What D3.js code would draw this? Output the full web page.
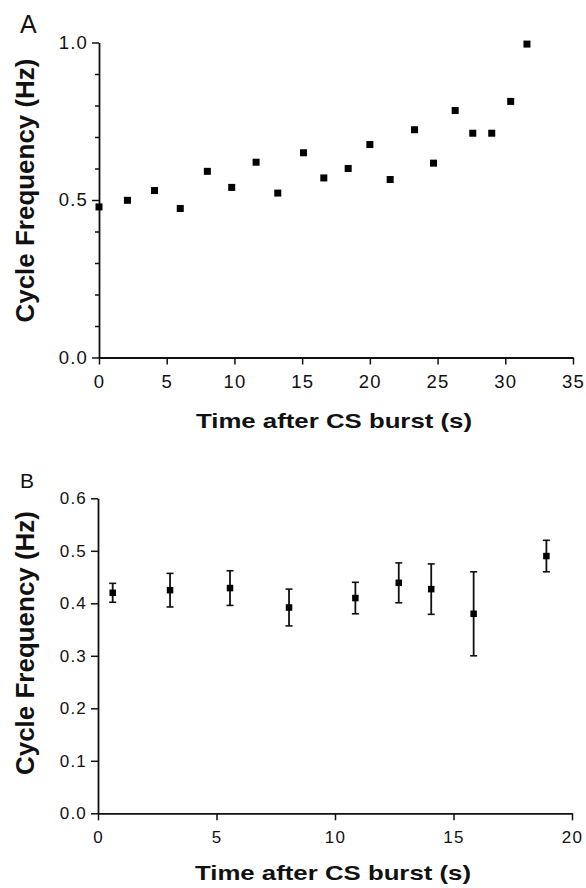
<!DOCTYPE html>
<html lang="en">
<head>
    <meta charset="UTF-8">
    <title>Cycle frequency</title>
    <script src="https://d3js.org/d3.v7.min.js"></script>
    <style>
        body { margin: 0; background: #fff; }
        text { font-family: "Liberation Sans", Arial, sans-serif; fill: #111; }
    </style>
</head>
<body>
    <svg width="586" height="888" id="mainsvg"></svg>

    <script>
        // panel A: single points
        const timeA = [0, 2.1, 4.1, 6.0, 8.0, 9.8, 11.6, 13.2, 15.1, 16.6, 18.4, 20.0, 21.5, 23.3, 24.7, 26.3, 27.6, 29.0, 30.4, 31.6];
        const freqA = [0.478, 0.499, 0.53, 0.473, 0.591, 0.54, 0.62, 0.522, 0.65, 0.57, 0.60, 0.676, 0.565, 0.723, 0.617, 0.784, 0.712, 0.712, 0.813, 0.995];
        const xTicksA = [0, 5, 10, 15, 20, 25, 30, 35];
        const yTicksA = [0, 0.5, 1.0];
        const yMinorA = [0.1, 0.2, 0.3, 0.4, 0.6, 0.7, 0.8, 0.9];

        // panel B: mean +/- error
        const timeB = [0.62, 3.04, 5.57, 8.06, 10.86, 12.69, 14.06, 15.85, 18.92];
        const freqB = [0.42, 0.425, 0.429, 0.392, 0.41, 0.439, 0.427, 0.38, 0.49];
        const errB = [0.018, 0.032, 0.033, 0.035, 0.03, 0.038, 0.048, 0.08, 0.03];
        const xTicksB = [0, 5, 10, 15, 20];
        const yTicksB = [0, 0.1, 0.2, 0.3, 0.4, 0.5, 0.6];

        const svg = d3.select('#mainsvg');

        function drawPanel(opt) {
            const x = d3.scaleLinear().domain(opt.xDomain).range(opt.xRange);
            const y = d3.scaleLinear().domain(opt.yDomain).range(opt.yRange);
            const g = svg.append('g');

            // minor ticks first so the main axis line sits on top
            if (opt.yMinor) {
                g.append('g')
                    .attr('transform', `translate(${opt.xRange[0]},0)`)
                    .call(d3.axisLeft(y).tickValues(opt.yMinor).tickFormat('').tickSize(4).tickSizeOuter(0))
                    .call(a => a.select('.domain').remove());
            }

            const xAxis = g.append('g')
                .attr('transform', `translate(0,${opt.yRange[0]})`)
                .call(d3.axisBottom(x).tickValues(opt.xTicks).tickFormat(d3.format('d'))
                    .tickSize(7).tickSizeOuter(0).tickPadding(opt.xPad));
            const yAxis = g.append('g')
                .attr('transform', `translate(${opt.xRange[0]},0)`)
                .call(d3.axisLeft(y).tickValues(opt.yTicks).tickFormat(d3.format('.1f'))
                    .tickSize(7).tickSizeOuter(0).tickPadding(4));

            g.selectAll('.domain').attr('stroke', '#111').attr('stroke-width', 1.8);
            g.selectAll('.tick line').attr('stroke', '#111').attr('stroke-width', 1.5);
            g.selectAll('.tick text')
                .attr('font-family', '"Liberation Sans", Arial, sans-serif')
                .attr('font-size', opt.tickFont)
                .attr('fill', '#111')
                .attr('letter-spacing', 1.2);

            // error bars
            if (opt.err) {
                opt.xs.forEach((t, i) => {
                    const cx = x(t);
                    const lo = y(opt.ys[i] - opt.err[i]);
                    const hi = y(opt.ys[i] + opt.err[i]);
                    g.append('line').attr('x1', cx).attr('x2', cx).attr('y1', lo).attr('y2', hi)
                        .attr('stroke', '#111').attr('stroke-width', 1.8);
                    [lo, hi].forEach(v => {
                        g.append('line').attr('x1', cx - 3.5).attr('x2', cx + 3.5).attr('y1', v).attr('y2', v)
                            .attr('stroke', '#111').attr('stroke-width', 1.6);
                    });
                });
            }

            // square markers
            const s = opt.markSize;
            g.selectAll('rect.pt')
                .data(opt.xs.map((t, i) => ({ t: t, v: opt.ys[i] })))
                .join('rect')
                .attr('class', 'pt')
                .attr('x', d => x(d.t) - s / 2)
                .attr('y', d => y(d.v) - s / 2)
                .attr('width', s)
                .attr('height', s)
                .attr('fill', '#000');

            // axis titles
            const xMid = (opt.xRange[0] + opt.xRange[1]) / 2 - 2;
            g.append('text').text('Time after CS burst (s)')
                .attr('x', xMid).attr('y', opt.xTitleY)
                .attr('text-anchor', 'middle')
                .attr('font-size', 21).attr('font-weight', 'bold')
                .attr('textLength', 276).attr('lengthAdjust', 'spacingAndGlyphs');

            g.append('text').text('Cycle Frequency (Hz)')
                .attr('transform', `translate(34,${opt.yTitleMid}) rotate(-90)`)
                .attr('text-anchor', 'middle')
                .attr('font-size', 25).attr('font-weight', 'bold')
                .attr('textLength', opt.yTitleLen).attr('lengthAdjust', 'spacingAndGlyphs');

            // panel letter
            g.append('text').text(opt.label)
                .attr('x', 20).attr('y', opt.labelY)
                .attr('font-size', opt.labelFont);
        }

        drawPanel({
            xs: timeA, ys: freqA, err: null,
            xDomain: [0, 35], xRange: [99, 573],
            yDomain: [0, 1], yRange: [357.5, 42.5],
            xTicks: xTicksA, yTicks: yTicksA, yMinor: yMinorA,
            tickFont: 18.5, xPad: 10, markSize: 7,
            xTitleY: 427.5, yTitleMid: 190.5, yTitleLen: 264,
            label: 'A', labelY: 33, labelFont: 25
        });

        drawPanel({
            xs: timeB, ys: freqB, err: errB,
            xDomain: [0, 20], xRange: [98, 572],
            yDomain: [0, 0.6], yRange: [813.3, 498.3],
            xTicks: xTicksB, yTicks: yTicksB, yMinor: null,
            tickFont: 17, xPad: 11, markSize: 6.5,
            xTitleY: 880, yTitleMid: 643, yTitleLen: 264,
            label: 'B', labelY: 488, labelFont: 21
        });
    </script>
</body>
</html>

--------

• Work to do: Return each line from the material above exactly, but not the pictures.

• Result:
What D3.js code would draw this? Output the full web page.
<!DOCTYPE html>
<html lang="en">
<head>
    <meta charset="UTF-8">
    <title>Cycle frequency</title>
    <script src="https://d3js.org/d3.v7.min.js"></script>
    <style>
        body { margin: 0; background: #fff; }
        text { font-family: "Liberation Sans", Arial, sans-serif; fill: #111; }
    </style>
</head>
<body>
    <svg width="586" height="888" id="mainsvg"></svg>

    <script>
        // panel A: single points
        const timeA = [0, 2.1, 4.1, 6.0, 8.0, 9.8, 11.6, 13.2, 15.1, 16.6, 18.4, 20.0, 21.5, 23.3, 24.7, 26.3, 27.6, 29.0, 30.4, 31.6];
        const freqA = [0.478, 0.499, 0.53, 0.473, 0.591, 0.54, 0.62, 0.522, 0.65, 0.57, 0.60, 0.676, 0.565, 0.723, 0.617, 0.784, 0.712, 0.712, 0.813, 0.995];
        const xTicksA = [0, 5, 10, 15, 20, 25, 30, 35];
        const yTicksA = [0, 0.5, 1.0];
        const yMinorA = [0.1, 0.2, 0.3, 0.4, 0.6, 0.7, 0.8, 0.9];

        // panel B: mean +/- error
        const timeB = [0.62, 3.04, 5.57, 8.06, 10.86, 12.69, 14.06, 15.85, 18.92];
        const freqB = [0.42, 0.425, 0.429, 0.392, 0.41, 0.439, 0.427, 0.38, 0.49];
        const errB = [0.018, 0.032, 0.033, 0.035, 0.03, 0.038, 0.048, 0.08, 0.03];
        const xTicksB = [0, 5, 10, 15, 20];
        const yTicksB = [0, 0.1, 0.2, 0.3, 0.4, 0.5, 0.6];

        const svg = d3.select('#mainsvg');

        function drawPanel(opt) {
            const x = d3.scaleLinear().domain(opt.xDomain).range(opt.xRange);
            const y = d3.scaleLinear().domain(opt.yDomain).range(opt.yRange);
            const g = svg.append('g');

            // minor ticks first so the main axis line sits on top
            if (opt.yMinor) {
                g.append('g')
                    .attr('transform', `translate(${opt.xRange[0]},0)`)
                    .call(d3.axisLeft(y).tickValues(opt.yMinor).tickFormat('').tickSize(4).tickSizeOuter(0))
                    .call(a => a.select('.domain').remove());
            }

            const xAxis = g.append('g')
                .attr('transform', `translate(0,${opt.yRange[0]})`)
                .call(d3.axisBottom(x).tickValues(opt.xTicks).tickFormat(d3.format('d'))
                    .tickSize(7).tickSizeOuter(0).tickPadding(opt.xPad));
            const yAxis = g.append('g')
                .attr('transform', `translate(${opt.xRange[0]},0)`)
                .call(d3.axisLeft(y).tickValues(opt.yTicks).tickFormat(d3.format('.1f'))
                    .tickSize(7).tickSizeOuter(0).tickPadding(4));

            g.selectAll('.domain').attr('stroke', '#111').attr('stroke-width', 1.8);
            g.selectAll('.tick line').attr('stroke', '#111').attr('stroke-width', 1.5);
            g.selectAll('.tick text')
                .attr('font-family', '"Liberation Sans", Arial, sans-serif')
                .attr('font-size', opt.tickFont)
                .attr('fill', '#111')
                .attr('letter-spacing', 1.2);

            // error bars
            if (opt.err) {
                opt.xs.forEach((t, i) => {
                    const cx = x(t);
                    const lo = y(opt.ys[i] - opt.err[i]);
                    const hi = y(opt.ys[i] + opt.err[i]);
                    g.append('line').attr('x1', cx).attr('x2', cx).attr('y1', lo).attr('y2', hi)
                        .attr('stroke', '#111').attr('stroke-width', 1.8);
                    [lo, hi].forEach(v => {
                        g.append('line').attr('x1', cx - 3.5).attr('x2', cx + 3.5).attr('y1', v).attr('y2', v)
                            .attr('stroke', '#111').attr('stroke-width', 1.6);
                    });
                });
            }

            // square markers
            const s = opt.markSize;
            g.selectAll('rect.pt')
                .data(opt.xs.map((t, i) => ({ t: t, v: opt.ys[i] })))
                .join('rect')
                .attr('class', 'pt')
                .attr('x', d => x(d.t) - s / 2)
                .attr('y', d => y(d.v) - s / 2)
                .attr('width', s)
                .attr('height', s)
                .attr('fill', '#000');

            // axis titles
            const xMid = (opt.xRange[0] + opt.xRange[1]) / 2 - 2;
            g.append('text').text('Time after CS burst (s)')
                .attr('x', xMid).attr('y', opt.xTitleY)
                .attr('text-anchor', 'middle')
                .attr('font-size', 21).attr('font-weight', 'bold')
                .attr('textLength', 276).attr('lengthAdjust', 'spacingAndGlyphs');

            g.append('text').text('Cycle Frequency (Hz)')
                .attr('transform', `translate(34,${opt.yTitleMid}) rotate(-90)`)
                .attr('text-anchor', 'middle')
                .attr('font-size', 25).attr('font-weight', 'bold')
                .attr('textLength', opt.yTitleLen).attr('lengthAdjust', 'spacingAndGlyphs');

            // panel letter
            g.append('text').text(opt.label)
                .attr('x', 20).attr('y', opt.labelY)
                .attr('font-size', opt.labelFont);
        }

        drawPanel({
            xs: timeA, ys: freqA, err: null,
            xDomain: [0, 35], xRange: [99, 573],
            yDomain: [0, 1], yRange: [357.5, 42.5],
            xTicks: xTicksA, yTicks: yTicksA, yMinor: yMinorA,
            tickFont: 18.5, xPad: 10, markSize: 7,
            xTitleY: 427.5, yTitleMid: 190.5, yTitleLen: 264,
            label: 'A', labelY: 33, labelFont: 25
        });

        drawPanel({
            xs: timeB, ys: freqB, err: errB,
            xDomain: [0, 20], xRange: [98, 572],
            yDomain: [0, 0.6], yRange: [813.3, 498.3],
            xTicks: xTicksB, yTicks: yTicksB, yMinor: null,
            tickFont: 17, xPad: 11, markSize: 6.5,
            xTitleY: 880, yTitleMid: 643, yTitleLen: 264,
            label: 'B', labelY: 488, labelFont: 21
        });
    </script>
</body>
</html>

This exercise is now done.